WHAT YOU ARE ASKED TO DO: Your output is the lines from the first one to the one containing "from matplotlib.ticker import FuncFormatter", repeated exactly, with images left out.

----

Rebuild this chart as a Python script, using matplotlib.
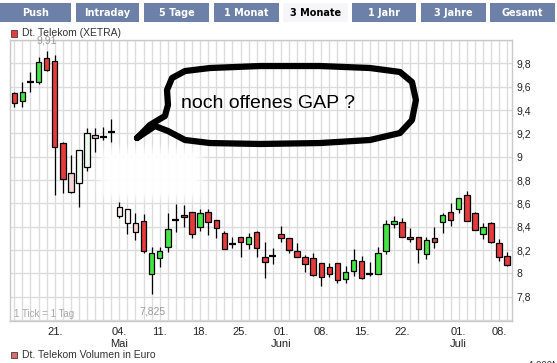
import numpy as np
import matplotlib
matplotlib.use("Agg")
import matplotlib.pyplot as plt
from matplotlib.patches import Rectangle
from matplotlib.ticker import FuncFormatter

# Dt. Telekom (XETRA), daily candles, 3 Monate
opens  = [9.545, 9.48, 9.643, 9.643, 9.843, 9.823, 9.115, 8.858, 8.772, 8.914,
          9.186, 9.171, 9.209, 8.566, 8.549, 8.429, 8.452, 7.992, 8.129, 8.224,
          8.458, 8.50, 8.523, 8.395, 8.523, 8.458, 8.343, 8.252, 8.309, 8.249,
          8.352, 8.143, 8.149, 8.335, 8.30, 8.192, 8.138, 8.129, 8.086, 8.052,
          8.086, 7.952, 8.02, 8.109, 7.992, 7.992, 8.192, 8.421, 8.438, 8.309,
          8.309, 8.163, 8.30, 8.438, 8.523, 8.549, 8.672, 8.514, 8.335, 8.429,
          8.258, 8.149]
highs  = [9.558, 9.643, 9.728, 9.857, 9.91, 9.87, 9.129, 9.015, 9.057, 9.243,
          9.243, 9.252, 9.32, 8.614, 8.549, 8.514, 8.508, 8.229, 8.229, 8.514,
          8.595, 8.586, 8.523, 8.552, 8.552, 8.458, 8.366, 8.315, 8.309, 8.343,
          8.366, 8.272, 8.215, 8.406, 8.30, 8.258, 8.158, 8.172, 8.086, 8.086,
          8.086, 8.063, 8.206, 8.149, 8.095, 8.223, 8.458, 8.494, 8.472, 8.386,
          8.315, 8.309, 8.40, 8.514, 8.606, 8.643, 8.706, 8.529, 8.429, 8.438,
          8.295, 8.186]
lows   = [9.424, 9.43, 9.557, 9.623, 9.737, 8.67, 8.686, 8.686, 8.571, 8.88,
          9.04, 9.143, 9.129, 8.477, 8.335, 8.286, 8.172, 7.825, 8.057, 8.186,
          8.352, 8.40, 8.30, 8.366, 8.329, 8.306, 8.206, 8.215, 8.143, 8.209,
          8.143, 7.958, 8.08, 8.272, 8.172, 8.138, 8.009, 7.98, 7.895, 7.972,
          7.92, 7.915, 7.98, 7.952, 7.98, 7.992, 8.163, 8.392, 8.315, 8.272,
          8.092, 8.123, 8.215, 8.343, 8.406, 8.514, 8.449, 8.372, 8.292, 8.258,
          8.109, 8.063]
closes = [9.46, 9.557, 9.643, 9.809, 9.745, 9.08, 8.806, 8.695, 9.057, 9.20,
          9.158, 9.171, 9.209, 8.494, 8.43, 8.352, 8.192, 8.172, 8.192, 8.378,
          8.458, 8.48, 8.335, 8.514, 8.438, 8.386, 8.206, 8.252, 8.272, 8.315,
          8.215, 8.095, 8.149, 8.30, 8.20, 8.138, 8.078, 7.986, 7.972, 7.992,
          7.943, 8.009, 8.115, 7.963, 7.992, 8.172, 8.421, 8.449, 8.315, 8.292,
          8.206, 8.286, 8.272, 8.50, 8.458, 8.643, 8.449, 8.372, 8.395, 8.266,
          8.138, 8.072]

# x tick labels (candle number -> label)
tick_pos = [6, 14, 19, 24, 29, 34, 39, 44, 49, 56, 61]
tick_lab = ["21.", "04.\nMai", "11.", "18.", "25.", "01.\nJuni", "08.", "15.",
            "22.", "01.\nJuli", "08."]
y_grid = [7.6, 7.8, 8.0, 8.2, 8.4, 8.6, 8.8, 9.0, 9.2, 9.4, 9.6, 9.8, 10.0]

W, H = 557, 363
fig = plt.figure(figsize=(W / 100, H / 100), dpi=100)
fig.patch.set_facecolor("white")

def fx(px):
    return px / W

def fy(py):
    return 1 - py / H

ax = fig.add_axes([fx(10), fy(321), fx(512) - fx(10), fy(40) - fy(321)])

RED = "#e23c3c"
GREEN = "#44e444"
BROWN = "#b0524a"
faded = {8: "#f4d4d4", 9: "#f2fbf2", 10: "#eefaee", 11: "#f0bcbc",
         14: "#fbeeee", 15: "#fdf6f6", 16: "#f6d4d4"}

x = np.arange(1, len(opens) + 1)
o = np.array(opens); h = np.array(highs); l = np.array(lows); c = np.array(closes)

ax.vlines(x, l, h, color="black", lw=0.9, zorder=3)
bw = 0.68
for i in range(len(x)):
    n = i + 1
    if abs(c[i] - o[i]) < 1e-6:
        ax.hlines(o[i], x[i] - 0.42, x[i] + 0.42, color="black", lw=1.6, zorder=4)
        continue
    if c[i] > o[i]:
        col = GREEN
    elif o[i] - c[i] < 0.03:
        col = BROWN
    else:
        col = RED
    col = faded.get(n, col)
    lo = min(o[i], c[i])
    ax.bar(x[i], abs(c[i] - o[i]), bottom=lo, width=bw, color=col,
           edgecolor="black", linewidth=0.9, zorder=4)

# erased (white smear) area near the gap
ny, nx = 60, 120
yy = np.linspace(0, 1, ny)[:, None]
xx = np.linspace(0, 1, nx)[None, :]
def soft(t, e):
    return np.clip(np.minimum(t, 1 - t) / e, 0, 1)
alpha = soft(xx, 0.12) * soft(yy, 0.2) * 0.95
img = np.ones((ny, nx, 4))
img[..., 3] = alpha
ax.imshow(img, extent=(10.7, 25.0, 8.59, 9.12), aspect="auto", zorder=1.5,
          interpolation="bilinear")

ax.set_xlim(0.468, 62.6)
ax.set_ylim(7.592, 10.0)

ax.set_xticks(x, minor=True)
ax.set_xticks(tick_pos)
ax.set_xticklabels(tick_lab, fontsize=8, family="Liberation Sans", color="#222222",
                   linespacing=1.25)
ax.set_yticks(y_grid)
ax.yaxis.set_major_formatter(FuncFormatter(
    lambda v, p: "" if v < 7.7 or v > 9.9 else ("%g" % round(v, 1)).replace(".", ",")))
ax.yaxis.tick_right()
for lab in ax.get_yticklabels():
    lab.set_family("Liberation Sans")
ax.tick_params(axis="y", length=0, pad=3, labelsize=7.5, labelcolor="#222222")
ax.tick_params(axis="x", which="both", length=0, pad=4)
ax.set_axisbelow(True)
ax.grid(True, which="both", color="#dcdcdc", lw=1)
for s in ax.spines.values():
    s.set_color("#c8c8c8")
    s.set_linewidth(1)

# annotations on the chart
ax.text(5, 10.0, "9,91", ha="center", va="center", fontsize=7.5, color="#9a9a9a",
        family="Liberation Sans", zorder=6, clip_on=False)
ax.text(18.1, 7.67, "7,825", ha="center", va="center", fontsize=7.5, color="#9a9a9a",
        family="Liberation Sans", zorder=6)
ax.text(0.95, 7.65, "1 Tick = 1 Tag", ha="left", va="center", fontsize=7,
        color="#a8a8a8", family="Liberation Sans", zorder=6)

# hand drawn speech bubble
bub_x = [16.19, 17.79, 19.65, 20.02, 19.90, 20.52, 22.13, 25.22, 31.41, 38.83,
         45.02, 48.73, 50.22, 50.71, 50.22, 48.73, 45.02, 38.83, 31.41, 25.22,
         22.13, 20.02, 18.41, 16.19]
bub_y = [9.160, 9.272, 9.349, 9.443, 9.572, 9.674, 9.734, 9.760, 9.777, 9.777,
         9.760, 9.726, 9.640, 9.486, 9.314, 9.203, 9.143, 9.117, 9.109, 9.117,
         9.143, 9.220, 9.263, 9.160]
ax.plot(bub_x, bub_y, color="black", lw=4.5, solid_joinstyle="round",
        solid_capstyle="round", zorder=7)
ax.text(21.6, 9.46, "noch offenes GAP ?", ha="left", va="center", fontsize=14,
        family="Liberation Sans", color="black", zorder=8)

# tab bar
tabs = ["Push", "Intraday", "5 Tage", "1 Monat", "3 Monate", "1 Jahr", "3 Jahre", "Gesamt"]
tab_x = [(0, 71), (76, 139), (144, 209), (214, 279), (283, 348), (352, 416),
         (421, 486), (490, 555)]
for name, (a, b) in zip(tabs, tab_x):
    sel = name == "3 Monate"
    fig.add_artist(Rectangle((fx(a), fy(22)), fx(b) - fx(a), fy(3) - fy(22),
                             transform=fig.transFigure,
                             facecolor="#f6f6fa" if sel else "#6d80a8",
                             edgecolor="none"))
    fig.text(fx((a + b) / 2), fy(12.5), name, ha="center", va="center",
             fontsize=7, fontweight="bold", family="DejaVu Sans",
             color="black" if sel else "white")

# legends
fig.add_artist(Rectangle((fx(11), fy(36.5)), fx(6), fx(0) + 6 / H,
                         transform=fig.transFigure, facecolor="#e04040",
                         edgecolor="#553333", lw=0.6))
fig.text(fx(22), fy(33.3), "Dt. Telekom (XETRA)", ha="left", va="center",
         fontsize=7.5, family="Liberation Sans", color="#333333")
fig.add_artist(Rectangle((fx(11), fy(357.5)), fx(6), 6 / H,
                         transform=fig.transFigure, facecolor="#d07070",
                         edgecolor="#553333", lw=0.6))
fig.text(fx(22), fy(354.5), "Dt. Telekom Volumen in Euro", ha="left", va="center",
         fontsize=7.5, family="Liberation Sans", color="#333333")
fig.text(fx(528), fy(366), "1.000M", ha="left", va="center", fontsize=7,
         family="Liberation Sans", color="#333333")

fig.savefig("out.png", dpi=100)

----

OUTPUT:
Rebuild this chart as a Python script, using matplotlib.
import numpy as np
import matplotlib
matplotlib.use("Agg")
import matplotlib.pyplot as plt
from matplotlib.patches import Rectangle
from matplotlib.ticker import FuncFormatter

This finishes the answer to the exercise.